QUOTE | “When you look at your VIP base and how much they’re spending right now today, it’s a huge amount of money. Depending on your game, it can be anywhere between 70% and 90% of all revenue coming from your VIP base.” – Doyle underscores how utterly dependent most free-to-play companies are on whales.
Like a lot of what works in free-to-play gaming, Doyle came to video games from the gambling industry. Naturally, she brought the gambling industry playbook with her.
QUOTE | “In 2012, when I moved over to social/mobile gaming, there was no VIP in existence within social gaming, and what I was trying to do was take my learnings from real-money gaming and translate them into the world of social/mobile gaming.” – Doyle recounts the origins of the Zynga VIP program.

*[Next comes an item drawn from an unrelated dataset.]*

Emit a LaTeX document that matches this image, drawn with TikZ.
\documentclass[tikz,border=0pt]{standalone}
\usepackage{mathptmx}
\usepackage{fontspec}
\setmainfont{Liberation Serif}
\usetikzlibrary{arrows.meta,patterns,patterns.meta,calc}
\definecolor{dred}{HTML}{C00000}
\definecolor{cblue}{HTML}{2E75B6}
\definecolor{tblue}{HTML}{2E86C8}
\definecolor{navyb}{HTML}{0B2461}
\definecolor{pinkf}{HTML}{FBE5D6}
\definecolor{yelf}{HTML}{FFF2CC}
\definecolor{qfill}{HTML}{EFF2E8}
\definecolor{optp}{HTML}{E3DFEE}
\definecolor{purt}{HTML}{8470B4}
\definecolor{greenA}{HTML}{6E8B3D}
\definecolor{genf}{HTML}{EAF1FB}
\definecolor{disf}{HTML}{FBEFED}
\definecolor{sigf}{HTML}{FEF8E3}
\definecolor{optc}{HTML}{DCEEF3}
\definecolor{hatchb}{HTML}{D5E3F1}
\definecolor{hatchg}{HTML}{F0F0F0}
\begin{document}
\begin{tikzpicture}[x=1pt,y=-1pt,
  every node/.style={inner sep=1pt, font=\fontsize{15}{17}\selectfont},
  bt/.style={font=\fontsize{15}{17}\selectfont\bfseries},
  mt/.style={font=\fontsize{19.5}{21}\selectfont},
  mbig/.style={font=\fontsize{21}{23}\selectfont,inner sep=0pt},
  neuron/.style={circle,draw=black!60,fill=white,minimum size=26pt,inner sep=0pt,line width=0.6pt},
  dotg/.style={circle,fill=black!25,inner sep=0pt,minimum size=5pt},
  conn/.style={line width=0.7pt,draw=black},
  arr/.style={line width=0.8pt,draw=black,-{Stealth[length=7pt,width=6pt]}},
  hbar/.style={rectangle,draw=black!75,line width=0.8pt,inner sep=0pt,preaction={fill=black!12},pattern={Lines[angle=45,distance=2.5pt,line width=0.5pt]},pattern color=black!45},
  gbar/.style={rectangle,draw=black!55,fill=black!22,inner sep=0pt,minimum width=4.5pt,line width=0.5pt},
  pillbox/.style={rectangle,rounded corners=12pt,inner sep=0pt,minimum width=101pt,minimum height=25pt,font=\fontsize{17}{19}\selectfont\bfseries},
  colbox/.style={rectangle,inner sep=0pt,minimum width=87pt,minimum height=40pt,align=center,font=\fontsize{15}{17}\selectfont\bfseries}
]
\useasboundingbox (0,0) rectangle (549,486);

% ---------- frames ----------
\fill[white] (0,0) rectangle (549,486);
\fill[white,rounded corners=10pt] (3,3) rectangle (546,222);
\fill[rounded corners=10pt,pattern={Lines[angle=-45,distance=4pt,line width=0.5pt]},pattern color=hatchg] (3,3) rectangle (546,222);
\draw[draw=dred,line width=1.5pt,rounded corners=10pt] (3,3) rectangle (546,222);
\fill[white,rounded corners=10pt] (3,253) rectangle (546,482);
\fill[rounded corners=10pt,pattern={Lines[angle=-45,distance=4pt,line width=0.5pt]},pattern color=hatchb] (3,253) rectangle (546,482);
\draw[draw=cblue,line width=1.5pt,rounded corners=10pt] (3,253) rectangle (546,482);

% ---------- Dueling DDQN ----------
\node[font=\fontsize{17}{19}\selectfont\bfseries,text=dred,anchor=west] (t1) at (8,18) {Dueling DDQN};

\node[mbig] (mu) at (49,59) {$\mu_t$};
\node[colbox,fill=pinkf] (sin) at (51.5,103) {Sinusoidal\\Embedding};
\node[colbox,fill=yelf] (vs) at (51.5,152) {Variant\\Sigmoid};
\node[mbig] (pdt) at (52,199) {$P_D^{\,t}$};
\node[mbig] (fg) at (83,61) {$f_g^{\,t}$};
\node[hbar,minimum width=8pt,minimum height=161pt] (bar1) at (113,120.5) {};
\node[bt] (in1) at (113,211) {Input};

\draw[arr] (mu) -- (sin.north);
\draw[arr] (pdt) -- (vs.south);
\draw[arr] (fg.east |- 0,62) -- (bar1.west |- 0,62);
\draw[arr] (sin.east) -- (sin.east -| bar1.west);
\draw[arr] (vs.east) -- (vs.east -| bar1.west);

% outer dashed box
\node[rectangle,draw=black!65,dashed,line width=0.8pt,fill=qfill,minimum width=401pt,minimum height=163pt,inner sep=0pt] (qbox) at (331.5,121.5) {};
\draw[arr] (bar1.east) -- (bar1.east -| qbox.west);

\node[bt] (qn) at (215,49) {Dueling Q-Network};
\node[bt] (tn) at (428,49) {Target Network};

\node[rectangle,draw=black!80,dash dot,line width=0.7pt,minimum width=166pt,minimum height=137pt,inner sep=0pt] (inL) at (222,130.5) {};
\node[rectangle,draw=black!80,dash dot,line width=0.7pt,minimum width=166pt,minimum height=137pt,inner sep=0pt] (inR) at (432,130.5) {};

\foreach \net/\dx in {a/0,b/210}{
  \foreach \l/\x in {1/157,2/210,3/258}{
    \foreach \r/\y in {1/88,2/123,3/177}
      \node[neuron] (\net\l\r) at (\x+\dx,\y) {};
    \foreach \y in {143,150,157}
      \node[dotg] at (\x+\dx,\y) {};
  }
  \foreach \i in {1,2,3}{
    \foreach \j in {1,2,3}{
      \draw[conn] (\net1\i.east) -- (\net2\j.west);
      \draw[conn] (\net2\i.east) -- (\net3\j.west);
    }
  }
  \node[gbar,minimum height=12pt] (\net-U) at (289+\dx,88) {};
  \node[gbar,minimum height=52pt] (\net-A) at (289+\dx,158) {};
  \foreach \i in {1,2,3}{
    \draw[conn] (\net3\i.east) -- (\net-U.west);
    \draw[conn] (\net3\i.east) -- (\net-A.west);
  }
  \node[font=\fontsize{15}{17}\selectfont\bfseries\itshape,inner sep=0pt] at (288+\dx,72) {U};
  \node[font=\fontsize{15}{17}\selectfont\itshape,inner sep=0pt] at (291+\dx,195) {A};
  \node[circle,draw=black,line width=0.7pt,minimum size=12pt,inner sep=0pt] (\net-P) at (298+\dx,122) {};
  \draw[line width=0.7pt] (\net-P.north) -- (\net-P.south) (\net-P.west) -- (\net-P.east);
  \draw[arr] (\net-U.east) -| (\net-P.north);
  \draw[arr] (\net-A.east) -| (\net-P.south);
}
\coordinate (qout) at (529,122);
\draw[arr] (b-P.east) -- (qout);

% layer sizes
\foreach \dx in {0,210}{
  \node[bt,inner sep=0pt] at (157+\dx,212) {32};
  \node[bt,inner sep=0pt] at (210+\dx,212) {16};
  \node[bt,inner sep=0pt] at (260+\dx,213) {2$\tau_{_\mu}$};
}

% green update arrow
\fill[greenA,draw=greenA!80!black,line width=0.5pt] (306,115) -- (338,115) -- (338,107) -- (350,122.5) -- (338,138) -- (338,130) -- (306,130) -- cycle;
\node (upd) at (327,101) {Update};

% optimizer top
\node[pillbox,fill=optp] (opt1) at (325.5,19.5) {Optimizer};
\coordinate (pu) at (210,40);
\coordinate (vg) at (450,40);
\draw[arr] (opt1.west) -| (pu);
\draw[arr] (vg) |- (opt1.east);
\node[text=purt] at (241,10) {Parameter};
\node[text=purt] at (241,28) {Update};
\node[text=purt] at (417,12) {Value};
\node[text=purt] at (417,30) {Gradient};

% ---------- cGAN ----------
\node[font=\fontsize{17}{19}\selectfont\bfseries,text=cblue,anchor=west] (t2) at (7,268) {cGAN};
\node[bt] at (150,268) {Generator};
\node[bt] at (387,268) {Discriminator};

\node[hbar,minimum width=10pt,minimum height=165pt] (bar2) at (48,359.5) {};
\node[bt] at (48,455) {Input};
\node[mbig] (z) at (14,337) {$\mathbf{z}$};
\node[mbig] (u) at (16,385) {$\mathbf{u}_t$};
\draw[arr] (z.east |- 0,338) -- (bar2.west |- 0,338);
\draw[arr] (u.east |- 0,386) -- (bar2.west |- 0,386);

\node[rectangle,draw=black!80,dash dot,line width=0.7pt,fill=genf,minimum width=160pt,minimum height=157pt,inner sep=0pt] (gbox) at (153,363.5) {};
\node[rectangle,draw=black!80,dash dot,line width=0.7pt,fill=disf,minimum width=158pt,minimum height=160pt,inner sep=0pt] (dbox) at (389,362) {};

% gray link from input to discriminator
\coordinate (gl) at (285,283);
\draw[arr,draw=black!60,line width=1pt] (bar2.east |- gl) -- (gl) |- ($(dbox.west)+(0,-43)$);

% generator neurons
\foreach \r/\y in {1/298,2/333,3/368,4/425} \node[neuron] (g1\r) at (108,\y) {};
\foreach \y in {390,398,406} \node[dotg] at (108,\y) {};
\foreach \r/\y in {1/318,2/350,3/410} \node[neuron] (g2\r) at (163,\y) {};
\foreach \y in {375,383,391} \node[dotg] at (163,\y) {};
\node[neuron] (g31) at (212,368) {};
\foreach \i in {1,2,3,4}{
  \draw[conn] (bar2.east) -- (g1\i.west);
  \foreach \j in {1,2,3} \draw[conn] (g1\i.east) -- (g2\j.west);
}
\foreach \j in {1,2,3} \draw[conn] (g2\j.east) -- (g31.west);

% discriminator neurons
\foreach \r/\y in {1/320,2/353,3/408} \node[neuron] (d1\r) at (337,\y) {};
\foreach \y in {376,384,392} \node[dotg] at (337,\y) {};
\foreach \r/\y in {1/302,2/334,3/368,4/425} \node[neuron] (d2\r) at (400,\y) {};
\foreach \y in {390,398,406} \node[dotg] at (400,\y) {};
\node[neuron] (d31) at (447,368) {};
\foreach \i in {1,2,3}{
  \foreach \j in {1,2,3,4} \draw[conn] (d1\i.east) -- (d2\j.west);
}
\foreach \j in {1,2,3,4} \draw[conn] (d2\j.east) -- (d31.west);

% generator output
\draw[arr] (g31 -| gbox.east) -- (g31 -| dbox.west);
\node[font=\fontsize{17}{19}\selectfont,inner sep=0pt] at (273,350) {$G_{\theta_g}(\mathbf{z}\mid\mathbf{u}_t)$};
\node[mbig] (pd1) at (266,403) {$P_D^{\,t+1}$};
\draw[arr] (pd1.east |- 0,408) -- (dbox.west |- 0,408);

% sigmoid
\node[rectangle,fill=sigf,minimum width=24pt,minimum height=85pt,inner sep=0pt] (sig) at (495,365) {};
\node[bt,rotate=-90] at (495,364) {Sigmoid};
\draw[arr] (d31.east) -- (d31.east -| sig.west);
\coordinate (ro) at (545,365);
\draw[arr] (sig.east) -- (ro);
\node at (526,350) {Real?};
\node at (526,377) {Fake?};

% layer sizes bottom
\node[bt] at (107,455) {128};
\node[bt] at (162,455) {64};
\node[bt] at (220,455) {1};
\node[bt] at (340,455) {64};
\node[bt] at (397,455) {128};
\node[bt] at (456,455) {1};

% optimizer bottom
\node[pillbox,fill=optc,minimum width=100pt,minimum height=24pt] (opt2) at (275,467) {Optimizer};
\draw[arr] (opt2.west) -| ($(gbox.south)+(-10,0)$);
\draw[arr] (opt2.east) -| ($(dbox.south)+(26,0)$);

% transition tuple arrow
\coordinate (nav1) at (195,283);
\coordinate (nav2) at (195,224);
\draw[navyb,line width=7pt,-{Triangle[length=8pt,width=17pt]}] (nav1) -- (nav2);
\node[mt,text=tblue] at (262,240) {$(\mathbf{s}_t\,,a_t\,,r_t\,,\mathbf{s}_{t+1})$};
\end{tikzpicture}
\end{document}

The first place she started the program was in the Zynga casino games that most closely resemble the gambling industry where her VIP programs had been proven. The results were positive, but the real test was going to be the rest of Zynga’s catalog.

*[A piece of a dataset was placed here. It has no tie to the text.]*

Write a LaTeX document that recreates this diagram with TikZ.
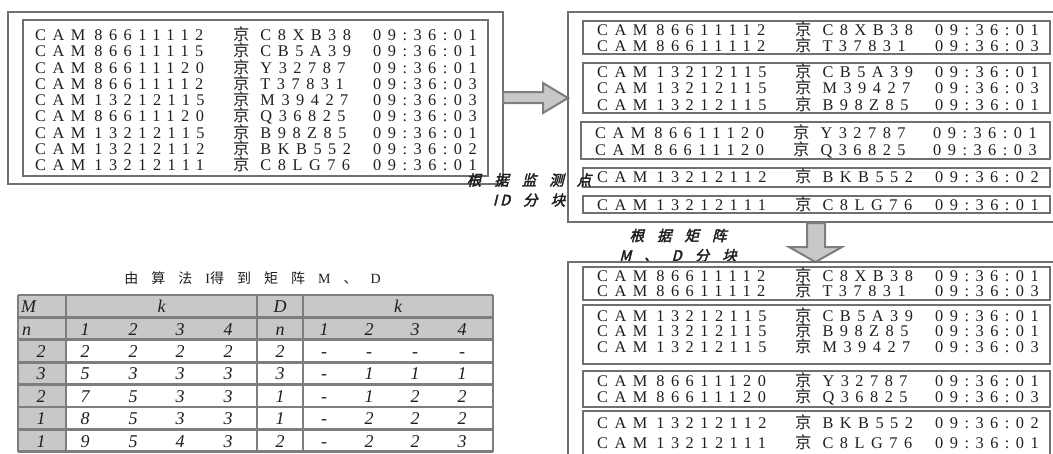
\documentclass[tikz,border=0pt]{standalone}
\usepackage{fontspec}
\setmainfont{Liberation Serif}
\newfontfamily\datfont[LetterSpace=40]{Liberation Serif}
\newfontfamily\cjk{Noto Sans CJK SC}
\newfontfamily\cjkbi[FakeSlant=0.25,FakeBold=2.5]{Noto Sans CJK SC}
\definecolor{edge}{RGB}{112,112,112}
\definecolor{cellgray}{RGB}{200,200,200}
\definecolor{ink}{RGB}{30,30,30}
\newcommand\gp{\hspace{13pt}}
\newcommand\zh[1]{{\cjk #1}}
% one record: camera id, plate, time
\newcommand\rec[3]{\makebox[198pt][l]{CAM\hspace{9pt}#1}\makebox[140pt][l]{{\cjk 京}\hspace{11pt}#2}#3}

\begin{document}
\begin{tikzpicture}[x=1pt,y=-1pt,
  frame/.style={draw=edge, line width=2.6pt},
  rowtext/.style={anchor=base west, inner sep=0pt, text=ink,
    font=\datfont\fontsize{16.3}{16}\selectfont},
  blockarrow/.style={draw=edge!90, fill=cellgray, line width=2pt, line join=miter},
  lab/.style={inner sep=0pt, text=ink, align=center,
    font=\cjkbi\fontsize{14.5}{20}\selectfont},
  grid/.style={draw=edge!90, line width=2.8pt},
  tc/.style={anchor=base, inner sep=0pt, text=ink,
    font=\itshape\fontsize{18}{18}\selectfont},
]
\useasboundingbox (0,0) rectangle (1053,453);
\clip (0,0) rectangle (1053,453);

% ---------- unsorted records ----------
\draw[frame] (8,12) rectangle (503,184);
\draw[frame] (23,20) rectangle (488,176);
\node[rowtext] (a1) at (35,40.5)  {\rec{86611112}{C8XB38}{09:36:01}};
\node[rowtext] (a2) at (35,56.7)  {\rec{86611115}{CB5A39}{09:36:01}};
\node[rowtext] (a3) at (35,73)    {\rec{86611120}{Y32787}{09:36:01}};
\node[rowtext] (a4) at (35,89.2)  {\rec{86611112}{T37831}{09:36:03}};
\node[rowtext] (a5) at (35,105.5) {\rec{13212115}{M39427}{09:36:03}};
\node[rowtext] (a6) at (35,121.7) {\rec{86611120}{Q36825}{09:36:03}};
\node[rowtext] (a7) at (35,138)   {\rec{13212115}{B98Z85}{09:36:01}};
\node[rowtext] (a8) at (35,154.2) {\rec{13212112}{BKB552}{09:36:02}};
\node[rowtext] (a9) at (35,170.5) {\rec{13212111}{C8LG76}{09:36:01}};

% ---------- arrow to the blocks by camera id ----------
\draw[blockarrow] (503,92) -- (543,92) -- (543,83) -- (568,98) -- (543,113)
  -- (543,103) -- (503,103) -- cycle;

% ---------- blocks by camera id ----------
\draw[frame] (1060,12) -- (568,12) -- (568,222) -- (1060,222);
\draw[frame] (583,21) rectangle (1050,54);
\draw[frame] (583,63) rectangle (1050,113);
\draw[frame] (581,122) rectangle (1050,159);
\draw[frame] (583,168) rectangle (1050,187);
\draw[frame] (583,196) rectangle (1050,213);
\node[rowtext] (b1) at (597,35.5)  {\rec{86611112}{C8XB38}{09:36:01}};
\node[rowtext] (b2) at (597,51.5)  {\rec{86611112}{T37831}{09:36:03}};
\node[rowtext] (b3) at (597,77.5)  {\rec{13212115}{CB5A39}{09:36:01}};
\node[rowtext] (b4) at (597,93.5)  {\rec{13212115}{M39427}{09:36:03}};
\node[rowtext] (b5) at (597,110.5) {\rec{13212115}{B98Z85}{09:36:01}};
\node[rowtext] (b6) at (595,138.5) {\rec{86611120}{Y32787}{09:36:01}};
\node[rowtext] (b7) at (595,155.5) {\rec{86611120}{Q36825}{09:36:03}};
\node[rowtext] (b8) at (597,182.5) {\rec{13212112}{BKB552}{09:36:02}};
\node[rowtext] (b9) at (597,210.5) {\rec{13212111}{C8LG76}{09:36:01}};

\node[lab] (lab1) at (529,190) {根\gp 据\gp 监\gp 测\gp 点\\I\hspace{3pt}D\gp 分\gp 块};

% ---------- arrow to the blocks by matrices ----------
\draw[blockarrow] (807,223) -- (825,223) -- (825,247) -- (842,247) -- (815.5,262)
  -- (789,247) -- (807,247) -- cycle;
\node[lab] (lab2) at (678,245.5) {根\gp 据\gp 矩\gp 阵\\M\gp 、\gp D\gp 分\gp 块};

% ---------- blocks by matrices M, D ----------
\draw[frame] (1060,262) -- (568,262) -- (568,460);
\draw[frame] (583,267) rectangle (1050,300);
\draw[frame] (583,305) rectangle (1050,364);
\draw[frame] (583,371) rectangle (1050,407);
\draw[frame] (583,411) rectangle (1050,470);
\node[rowtext] (c1) at (597,281.5) {\rec{86611112}{C8XB38}{09:36:01}};
\node[rowtext] (c2) at (597,296)   {\rec{86611112}{T37831}{09:36:03}};
\node[rowtext] (c3) at (597,321.5) {\rec{13212115}{CB5A39}{09:36:01}};
\node[rowtext] (c4) at (597,336.5) {\rec{13212115}{B98Z85}{09:36:01}};
\node[rowtext] (c5) at (597,352)   {\rec{13212115}{M39427}{09:36:03}};
\node[rowtext] (c6) at (597,386.5) {\rec{86611120}{Y32787}{09:36:01}};
\node[rowtext] (c7) at (597,402.5) {\rec{86611120}{Q36825}{09:36:03}};
\node[rowtext] (c8) at (597,428.5) {\rec{13212112}{BKB552}{09:36:02}};
\node[rowtext] (c9) at (597,448.5) {\rec{13212111}{C8LG76}{09:36:01}};

% ---------- matrices M and D ----------
\node[inner sep=0pt, text=ink, font=\fontsize{14}{16}\selectfont] (cap) at (252.5,278)
  {\zh{由}\gp\zh{算}\gp\zh{法}\gp I\zh{得}\gp\zh{到}\gp\zh{矩}\gp\zh{阵}\gp M\gp\zh{、}\gp D};

\fill[cellgray] (18,295) rectangle (493,339.8);
\fill[cellgray] (18,339.8) rectangle (66,451.8);
\foreach \y in {295,317.4,339.8,362.2,384.6,407,429.4,451.8}
  \draw[grid] (18,\y) -- (493,\y);
\foreach \x in {18,66,257,303,493}
  \draw[grid] (\x,295) -- (\x,451.8);

\node[tc, anchor=base west] (hM) at (21,312.7) {M};
\node[tc] (hk1) at (161.5,312.7) {k};
\node[tc] (hD) at (280,312.7) {D};
\node[tc] (hk2) at (398,312.7) {k};

\node[tc, anchor=base west] (nM) at (22,335.1) {n};
\node[tc] (nD) at (280,335.1) {n};
\foreach \k/\xa/\xb in {1/85/324, 2/133/369, 3/180/415, 4/228/462} {
  \node[tc] (mk\k) at (\xa,335.1) {\k};
  \node[tc] (dk\k) at (\xb,335.1) {\k};
}

\foreach \m/\a/\b/\c/\d/\e/\f/\g/\h/\i [count=\r] in {
    2/2/2/2/2/2/-/-/-/-,
    3/5/3/3/3/3/-/1/1/1,
    2/7/5/3/3/1/-/1/2/2,
    1/8/5/3/3/1/-/2/2/2,
    1/9/5/4/3/2/-/2/2/3} {
  \pgfmathsetmacro\yb{335.1+22.4*\r}
  \node[tc] (r\r-0) at (41,\yb)  {\m};
  \node[tc] (r\r-1) at (85,\yb)  {\a};
  \node[tc] (r\r-2) at (133,\yb) {\b};
  \node[tc] (r\r-3) at (180,\yb) {\c};
  \node[tc] (r\r-4) at (228,\yb) {\d};
  \node[tc] (r\r-5) at (280,\yb) {\e};
  \node[tc] (r\r-6) at (324,\yb) {\f};
  \node[tc] (r\r-7) at (369,\yb) {\g};
  \node[tc] (r\r-8) at (415,\yb) {\h};
  \node[tc] (r\r-9) at (462,\yb) {\i};
}
\end{tikzpicture}
\end{document}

QUOTE | “It was very important for the business to understand if VIP just works in social casino and poker, or does it actually work across other genres? So that was quite a test for us to do. I moved into a central function within Zynga and we launched VIP on all of our genres.” – Doyle explains how Zynga has embraced VIP across everything from Words With Friends to CSR Racing 2.
A key aspect of the VIP program is that it’s not just lavishing attention and gifts in a show of gratitude to loyal customers for long-term retention. It is also trying to maximize their spending in the here and now.
Whatever outreach account managers make to whales is calibrated to specific ends and informed by data science modelling. Doyle says she has a team of analysts that she’ll run hypotheses by, and they’ll crunch the numbers to find “pockets of potential liquidity” within the VIP base.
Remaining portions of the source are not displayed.